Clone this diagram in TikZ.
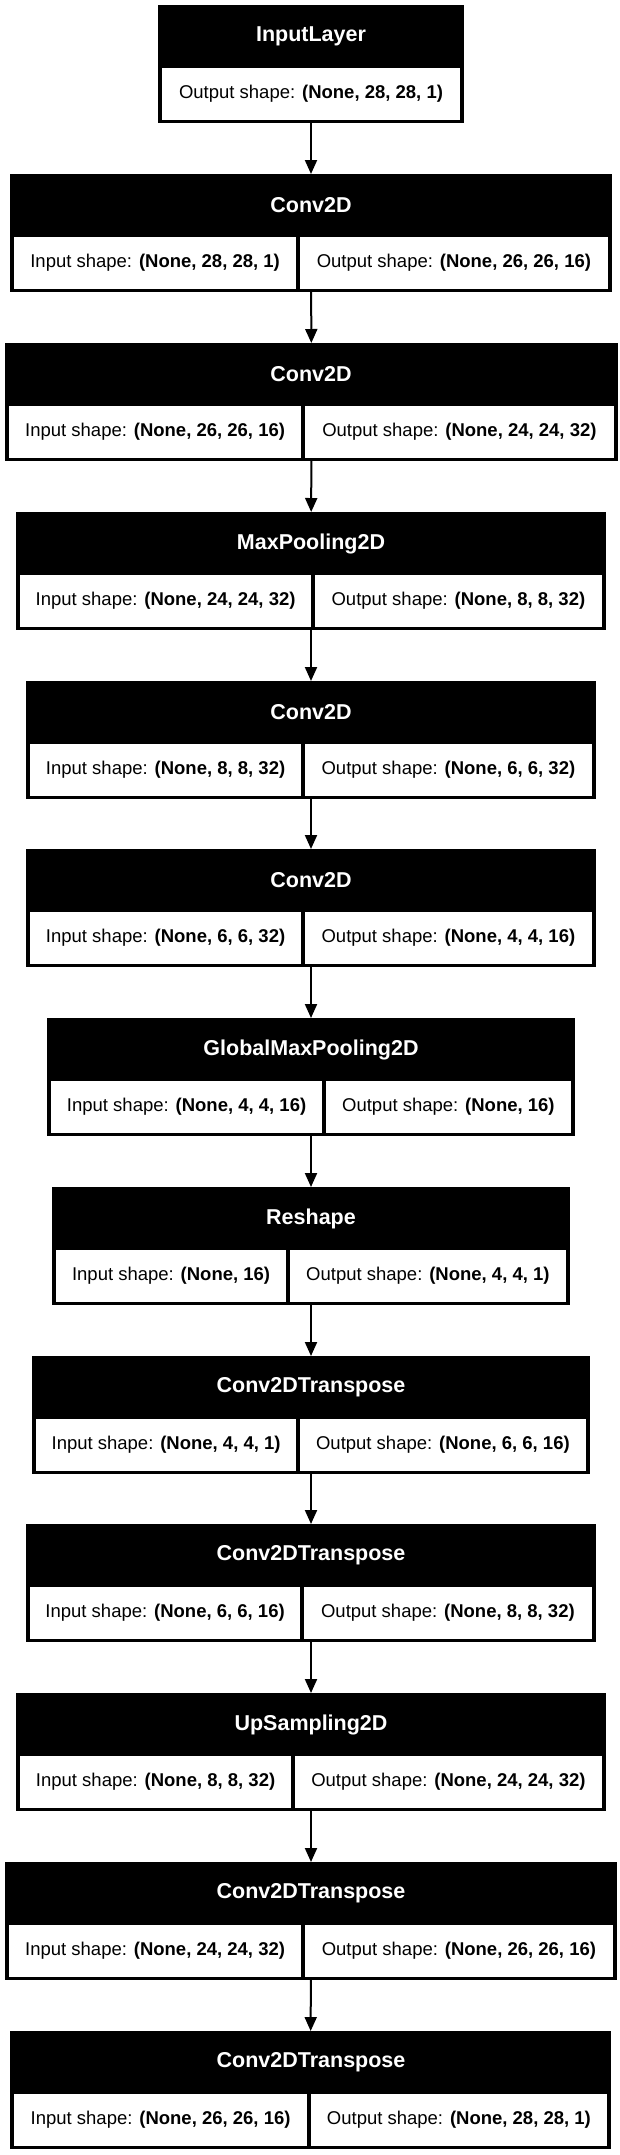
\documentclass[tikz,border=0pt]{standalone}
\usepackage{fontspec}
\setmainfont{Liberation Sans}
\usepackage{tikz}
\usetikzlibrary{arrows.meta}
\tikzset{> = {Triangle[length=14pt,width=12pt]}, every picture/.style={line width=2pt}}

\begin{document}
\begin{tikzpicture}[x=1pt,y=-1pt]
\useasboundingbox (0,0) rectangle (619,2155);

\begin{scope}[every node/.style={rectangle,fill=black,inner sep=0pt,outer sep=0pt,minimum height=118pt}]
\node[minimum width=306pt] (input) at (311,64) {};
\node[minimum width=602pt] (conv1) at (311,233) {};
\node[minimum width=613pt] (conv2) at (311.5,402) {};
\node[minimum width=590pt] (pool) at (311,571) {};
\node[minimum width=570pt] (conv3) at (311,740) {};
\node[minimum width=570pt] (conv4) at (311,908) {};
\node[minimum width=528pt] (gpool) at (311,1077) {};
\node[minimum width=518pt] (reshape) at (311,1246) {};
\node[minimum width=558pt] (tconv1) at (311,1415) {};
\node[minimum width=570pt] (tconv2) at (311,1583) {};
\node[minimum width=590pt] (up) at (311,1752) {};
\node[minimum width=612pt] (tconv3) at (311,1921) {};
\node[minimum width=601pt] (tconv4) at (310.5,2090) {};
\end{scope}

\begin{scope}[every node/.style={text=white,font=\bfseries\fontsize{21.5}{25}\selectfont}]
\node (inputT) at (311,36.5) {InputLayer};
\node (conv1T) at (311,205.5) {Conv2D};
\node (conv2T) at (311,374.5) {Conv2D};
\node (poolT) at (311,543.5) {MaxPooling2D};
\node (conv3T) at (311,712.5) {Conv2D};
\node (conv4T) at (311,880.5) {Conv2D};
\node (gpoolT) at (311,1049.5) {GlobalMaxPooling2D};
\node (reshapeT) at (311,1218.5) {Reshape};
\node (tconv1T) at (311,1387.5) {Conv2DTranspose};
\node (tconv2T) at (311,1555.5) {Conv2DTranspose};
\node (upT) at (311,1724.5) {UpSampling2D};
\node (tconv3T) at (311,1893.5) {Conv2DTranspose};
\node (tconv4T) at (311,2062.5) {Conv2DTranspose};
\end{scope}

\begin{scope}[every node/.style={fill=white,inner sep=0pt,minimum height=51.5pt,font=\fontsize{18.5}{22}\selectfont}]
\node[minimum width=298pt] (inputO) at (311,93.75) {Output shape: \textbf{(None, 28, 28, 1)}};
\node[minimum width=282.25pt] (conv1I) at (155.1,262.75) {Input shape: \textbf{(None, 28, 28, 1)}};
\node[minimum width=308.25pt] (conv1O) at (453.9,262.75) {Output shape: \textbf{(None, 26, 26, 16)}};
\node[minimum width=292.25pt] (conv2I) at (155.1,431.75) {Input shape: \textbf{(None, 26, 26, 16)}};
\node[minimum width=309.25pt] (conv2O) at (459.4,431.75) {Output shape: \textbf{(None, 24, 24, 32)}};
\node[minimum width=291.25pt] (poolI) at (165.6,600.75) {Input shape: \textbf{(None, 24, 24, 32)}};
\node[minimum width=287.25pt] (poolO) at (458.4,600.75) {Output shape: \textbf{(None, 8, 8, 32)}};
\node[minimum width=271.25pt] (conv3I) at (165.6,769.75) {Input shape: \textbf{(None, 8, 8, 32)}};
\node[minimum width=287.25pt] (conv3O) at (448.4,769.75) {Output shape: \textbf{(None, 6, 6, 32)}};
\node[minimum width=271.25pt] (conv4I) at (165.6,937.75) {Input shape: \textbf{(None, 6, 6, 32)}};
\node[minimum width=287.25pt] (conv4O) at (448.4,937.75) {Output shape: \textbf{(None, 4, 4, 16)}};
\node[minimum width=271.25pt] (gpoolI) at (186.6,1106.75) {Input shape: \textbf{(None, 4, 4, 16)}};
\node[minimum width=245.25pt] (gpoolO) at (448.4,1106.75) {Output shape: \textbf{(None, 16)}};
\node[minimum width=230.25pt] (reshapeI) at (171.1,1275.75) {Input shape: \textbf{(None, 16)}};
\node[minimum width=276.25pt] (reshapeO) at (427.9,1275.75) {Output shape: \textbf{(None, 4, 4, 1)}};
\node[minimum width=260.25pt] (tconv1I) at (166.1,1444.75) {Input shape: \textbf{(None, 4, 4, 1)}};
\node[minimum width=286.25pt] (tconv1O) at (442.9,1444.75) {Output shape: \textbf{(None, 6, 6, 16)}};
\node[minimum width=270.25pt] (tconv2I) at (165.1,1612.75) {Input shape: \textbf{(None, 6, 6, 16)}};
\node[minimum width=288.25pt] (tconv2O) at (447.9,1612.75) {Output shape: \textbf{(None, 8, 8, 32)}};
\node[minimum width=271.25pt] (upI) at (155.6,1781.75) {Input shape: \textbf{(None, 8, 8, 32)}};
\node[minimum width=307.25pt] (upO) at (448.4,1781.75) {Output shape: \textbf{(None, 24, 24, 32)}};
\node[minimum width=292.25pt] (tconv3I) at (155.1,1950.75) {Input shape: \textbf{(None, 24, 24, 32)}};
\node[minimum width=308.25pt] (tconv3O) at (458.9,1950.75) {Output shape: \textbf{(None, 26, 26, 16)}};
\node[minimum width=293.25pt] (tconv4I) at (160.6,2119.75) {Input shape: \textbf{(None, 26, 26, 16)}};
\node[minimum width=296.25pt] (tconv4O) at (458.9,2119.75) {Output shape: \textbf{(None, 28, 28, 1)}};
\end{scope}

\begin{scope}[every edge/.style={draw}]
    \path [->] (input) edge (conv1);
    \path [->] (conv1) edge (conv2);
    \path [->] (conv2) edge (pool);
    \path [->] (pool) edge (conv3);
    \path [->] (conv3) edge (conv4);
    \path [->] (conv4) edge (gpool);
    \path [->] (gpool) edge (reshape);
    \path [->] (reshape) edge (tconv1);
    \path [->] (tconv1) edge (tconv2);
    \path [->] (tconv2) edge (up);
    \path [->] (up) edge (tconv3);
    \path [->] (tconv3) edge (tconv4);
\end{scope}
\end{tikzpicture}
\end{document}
* * *
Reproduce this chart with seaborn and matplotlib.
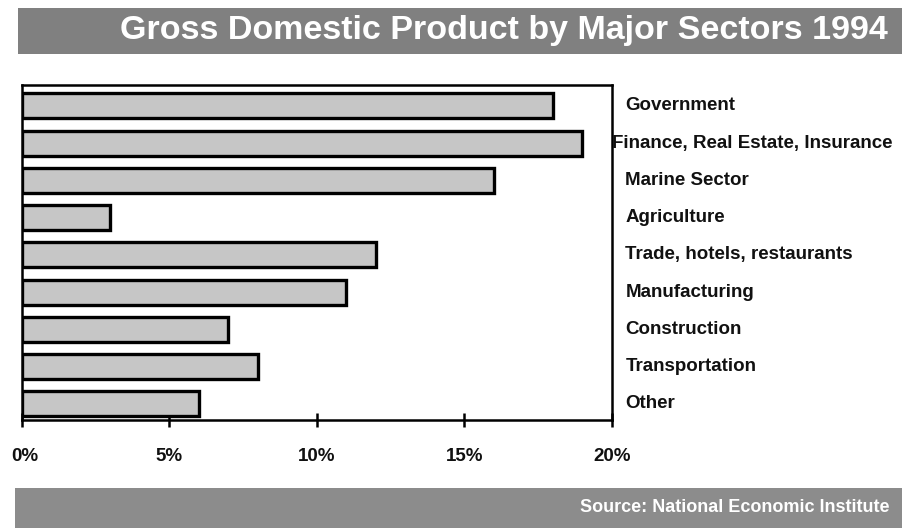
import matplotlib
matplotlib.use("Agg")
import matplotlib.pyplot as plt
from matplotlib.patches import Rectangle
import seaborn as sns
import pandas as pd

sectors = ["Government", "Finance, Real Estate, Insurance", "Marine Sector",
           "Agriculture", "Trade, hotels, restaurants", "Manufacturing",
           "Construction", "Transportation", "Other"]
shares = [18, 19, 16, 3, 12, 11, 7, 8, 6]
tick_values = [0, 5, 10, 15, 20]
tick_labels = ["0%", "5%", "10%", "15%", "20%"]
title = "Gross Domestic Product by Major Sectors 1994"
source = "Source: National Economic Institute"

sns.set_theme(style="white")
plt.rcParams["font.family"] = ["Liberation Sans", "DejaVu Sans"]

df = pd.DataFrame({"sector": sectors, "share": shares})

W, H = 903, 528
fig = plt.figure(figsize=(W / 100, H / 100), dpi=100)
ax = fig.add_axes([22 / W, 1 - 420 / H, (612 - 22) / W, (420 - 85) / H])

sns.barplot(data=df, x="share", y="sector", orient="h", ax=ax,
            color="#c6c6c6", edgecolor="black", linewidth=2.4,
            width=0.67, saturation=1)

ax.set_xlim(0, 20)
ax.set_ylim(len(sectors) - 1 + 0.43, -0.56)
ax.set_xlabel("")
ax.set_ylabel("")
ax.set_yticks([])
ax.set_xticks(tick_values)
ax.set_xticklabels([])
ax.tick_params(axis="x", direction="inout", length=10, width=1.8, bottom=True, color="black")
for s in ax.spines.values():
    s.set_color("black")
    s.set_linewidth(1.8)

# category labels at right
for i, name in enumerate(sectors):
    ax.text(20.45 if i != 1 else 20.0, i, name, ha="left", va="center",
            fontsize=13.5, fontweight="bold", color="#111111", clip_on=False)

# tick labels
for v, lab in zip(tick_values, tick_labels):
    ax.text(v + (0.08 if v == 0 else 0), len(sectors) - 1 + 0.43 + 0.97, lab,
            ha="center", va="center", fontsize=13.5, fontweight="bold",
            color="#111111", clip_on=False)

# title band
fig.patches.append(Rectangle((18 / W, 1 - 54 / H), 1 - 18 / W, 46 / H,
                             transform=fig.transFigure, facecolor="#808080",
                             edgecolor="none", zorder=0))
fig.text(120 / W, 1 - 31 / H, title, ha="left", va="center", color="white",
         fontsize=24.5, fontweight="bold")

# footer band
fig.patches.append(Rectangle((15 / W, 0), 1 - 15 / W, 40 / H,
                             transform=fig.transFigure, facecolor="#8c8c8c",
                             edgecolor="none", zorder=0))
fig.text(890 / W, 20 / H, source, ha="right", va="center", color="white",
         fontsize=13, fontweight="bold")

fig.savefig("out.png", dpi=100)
---
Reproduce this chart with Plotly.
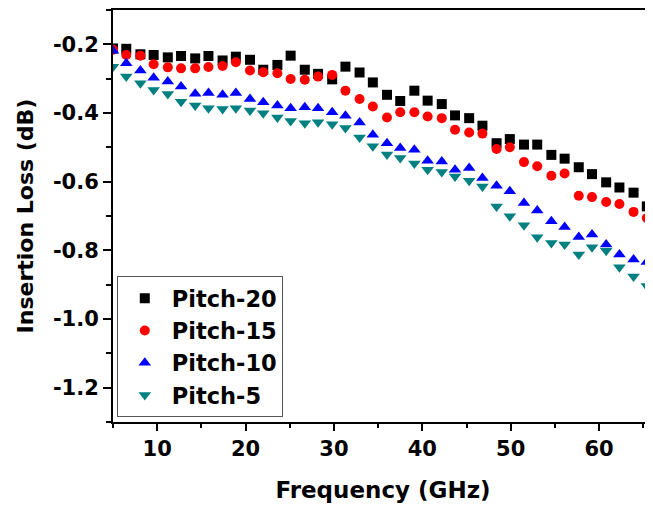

EXERCISE DIRECTIONS: Identify every line above that includes the word "chart", and show those lines.

ANSWER:
Reproduce this chart with seaborn and matplotlib.
Reproduce this chart with Plotly.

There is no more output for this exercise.